## EXERCISE DESCRIPTION
Exactly the lines from the one with "Convert this chart to Plotly code." through the one with "condenser_type = [94.5, 67.5, 55.5, 49.0]", inclusive, are to be repeated, and the pictures are not.

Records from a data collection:
***

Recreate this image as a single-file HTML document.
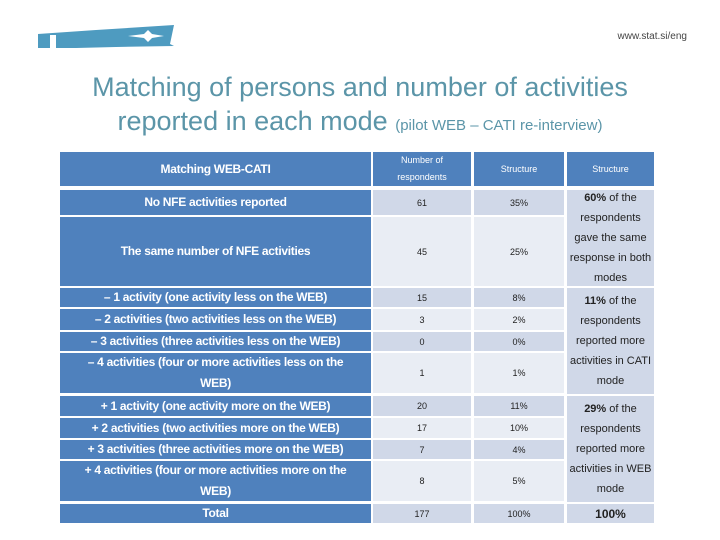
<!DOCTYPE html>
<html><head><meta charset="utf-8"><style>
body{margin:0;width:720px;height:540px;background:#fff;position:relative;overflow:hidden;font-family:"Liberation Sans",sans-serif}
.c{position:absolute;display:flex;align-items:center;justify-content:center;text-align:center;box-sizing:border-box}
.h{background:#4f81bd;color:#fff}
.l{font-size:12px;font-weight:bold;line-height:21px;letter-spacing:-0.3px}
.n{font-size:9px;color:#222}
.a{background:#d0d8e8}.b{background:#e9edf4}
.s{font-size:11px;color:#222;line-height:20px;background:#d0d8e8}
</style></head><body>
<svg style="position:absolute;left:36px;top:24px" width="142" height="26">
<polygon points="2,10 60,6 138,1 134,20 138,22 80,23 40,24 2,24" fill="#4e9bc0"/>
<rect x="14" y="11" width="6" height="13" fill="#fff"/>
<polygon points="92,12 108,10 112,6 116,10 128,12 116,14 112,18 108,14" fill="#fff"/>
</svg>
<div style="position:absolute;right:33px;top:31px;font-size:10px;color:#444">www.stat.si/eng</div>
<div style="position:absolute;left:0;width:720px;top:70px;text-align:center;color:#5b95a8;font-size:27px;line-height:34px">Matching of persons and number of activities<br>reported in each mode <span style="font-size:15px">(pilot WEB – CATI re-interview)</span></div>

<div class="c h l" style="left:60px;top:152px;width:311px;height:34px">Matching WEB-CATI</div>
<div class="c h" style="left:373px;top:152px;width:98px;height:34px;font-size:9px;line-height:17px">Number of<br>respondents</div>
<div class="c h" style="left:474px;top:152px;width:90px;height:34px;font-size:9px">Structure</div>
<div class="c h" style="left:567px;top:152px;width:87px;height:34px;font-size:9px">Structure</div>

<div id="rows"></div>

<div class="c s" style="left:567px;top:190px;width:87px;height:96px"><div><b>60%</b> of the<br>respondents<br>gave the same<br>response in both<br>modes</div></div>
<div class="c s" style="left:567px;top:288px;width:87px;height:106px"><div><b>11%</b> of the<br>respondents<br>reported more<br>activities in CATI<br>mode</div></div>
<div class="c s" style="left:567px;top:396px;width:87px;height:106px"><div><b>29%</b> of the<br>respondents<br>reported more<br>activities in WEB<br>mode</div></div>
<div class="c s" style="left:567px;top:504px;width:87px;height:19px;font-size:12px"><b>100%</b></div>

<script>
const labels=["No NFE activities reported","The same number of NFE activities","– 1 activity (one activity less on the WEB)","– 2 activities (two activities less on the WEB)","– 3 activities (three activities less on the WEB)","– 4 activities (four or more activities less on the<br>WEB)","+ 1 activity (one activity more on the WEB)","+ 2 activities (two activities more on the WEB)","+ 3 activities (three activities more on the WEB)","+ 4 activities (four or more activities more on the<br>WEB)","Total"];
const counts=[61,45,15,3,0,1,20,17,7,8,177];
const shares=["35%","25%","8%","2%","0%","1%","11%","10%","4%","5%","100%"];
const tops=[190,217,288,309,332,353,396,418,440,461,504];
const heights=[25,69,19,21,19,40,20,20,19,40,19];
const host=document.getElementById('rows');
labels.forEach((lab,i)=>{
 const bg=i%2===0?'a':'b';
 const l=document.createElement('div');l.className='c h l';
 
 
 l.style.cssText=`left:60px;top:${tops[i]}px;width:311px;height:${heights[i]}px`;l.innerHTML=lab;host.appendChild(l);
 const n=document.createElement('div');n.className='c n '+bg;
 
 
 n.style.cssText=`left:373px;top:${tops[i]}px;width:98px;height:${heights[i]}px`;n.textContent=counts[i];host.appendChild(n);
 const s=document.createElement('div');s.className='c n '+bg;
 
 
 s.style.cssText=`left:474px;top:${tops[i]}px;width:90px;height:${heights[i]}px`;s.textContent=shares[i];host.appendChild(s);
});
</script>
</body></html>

***

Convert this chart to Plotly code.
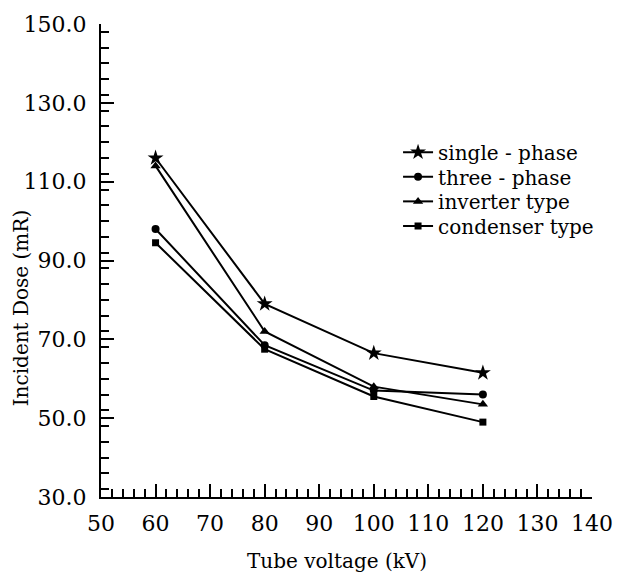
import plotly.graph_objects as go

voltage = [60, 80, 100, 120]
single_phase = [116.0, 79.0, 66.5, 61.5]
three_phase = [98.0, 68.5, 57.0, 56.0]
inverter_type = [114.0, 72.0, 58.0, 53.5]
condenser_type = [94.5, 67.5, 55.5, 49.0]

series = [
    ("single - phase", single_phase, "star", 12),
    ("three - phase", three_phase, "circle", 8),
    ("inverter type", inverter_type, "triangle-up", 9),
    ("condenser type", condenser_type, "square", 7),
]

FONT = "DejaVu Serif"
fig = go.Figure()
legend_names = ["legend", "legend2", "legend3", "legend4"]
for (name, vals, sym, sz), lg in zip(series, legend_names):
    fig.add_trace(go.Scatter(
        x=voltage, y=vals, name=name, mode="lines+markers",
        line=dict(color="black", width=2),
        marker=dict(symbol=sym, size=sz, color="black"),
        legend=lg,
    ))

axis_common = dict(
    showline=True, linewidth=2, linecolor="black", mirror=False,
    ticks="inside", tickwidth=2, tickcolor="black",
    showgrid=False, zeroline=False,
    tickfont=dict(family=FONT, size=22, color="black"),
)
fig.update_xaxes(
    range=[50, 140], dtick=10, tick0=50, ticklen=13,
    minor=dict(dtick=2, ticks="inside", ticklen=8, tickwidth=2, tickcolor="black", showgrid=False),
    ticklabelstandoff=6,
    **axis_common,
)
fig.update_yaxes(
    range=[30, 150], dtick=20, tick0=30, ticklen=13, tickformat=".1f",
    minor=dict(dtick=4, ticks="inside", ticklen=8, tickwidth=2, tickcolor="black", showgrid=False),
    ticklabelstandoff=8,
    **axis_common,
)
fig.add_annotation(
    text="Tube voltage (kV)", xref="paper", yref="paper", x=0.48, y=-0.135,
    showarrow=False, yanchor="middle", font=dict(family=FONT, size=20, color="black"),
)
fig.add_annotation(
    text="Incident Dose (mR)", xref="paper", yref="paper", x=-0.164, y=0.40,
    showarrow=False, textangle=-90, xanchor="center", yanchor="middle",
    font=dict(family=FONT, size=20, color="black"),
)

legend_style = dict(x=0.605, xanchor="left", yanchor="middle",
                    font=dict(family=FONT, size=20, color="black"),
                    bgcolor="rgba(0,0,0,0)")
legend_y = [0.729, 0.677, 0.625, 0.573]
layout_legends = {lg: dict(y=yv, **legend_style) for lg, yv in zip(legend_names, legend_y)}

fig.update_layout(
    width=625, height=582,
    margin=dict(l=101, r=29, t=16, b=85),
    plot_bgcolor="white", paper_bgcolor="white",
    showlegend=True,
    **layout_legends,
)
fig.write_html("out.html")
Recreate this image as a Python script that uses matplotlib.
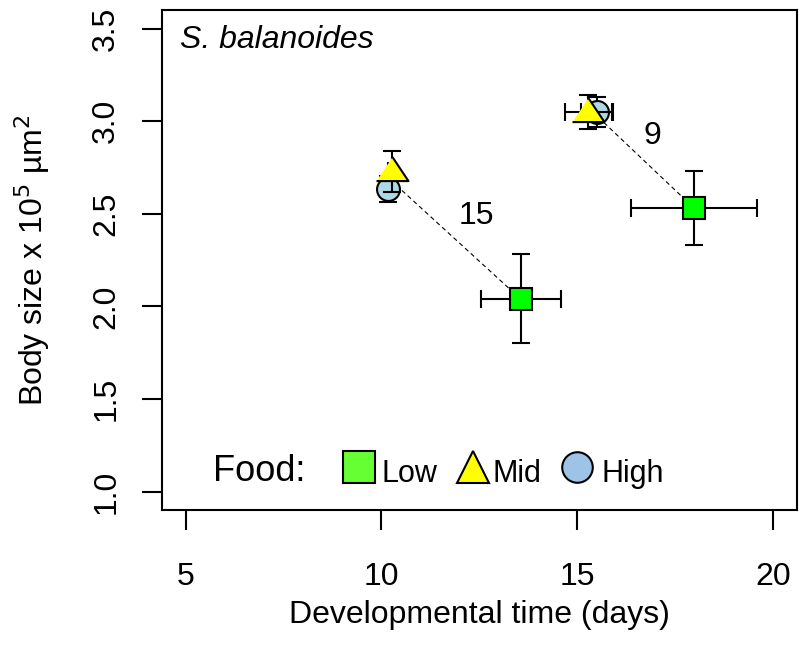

***

## WRITTEN RESPONSE
Convert this chart to Plotly code.
import plotly.graph_objects as go

voltage = [60, 80, 100, 120]
single_phase = [116.0, 79.0, 66.5, 61.5]
three_phase = [98.0, 68.5, 57.0, 56.0]
inverter_type = [114.0, 72.0, 58.0, 53.5]
condenser_type = [94.5, 67.5, 55.5, 49.0]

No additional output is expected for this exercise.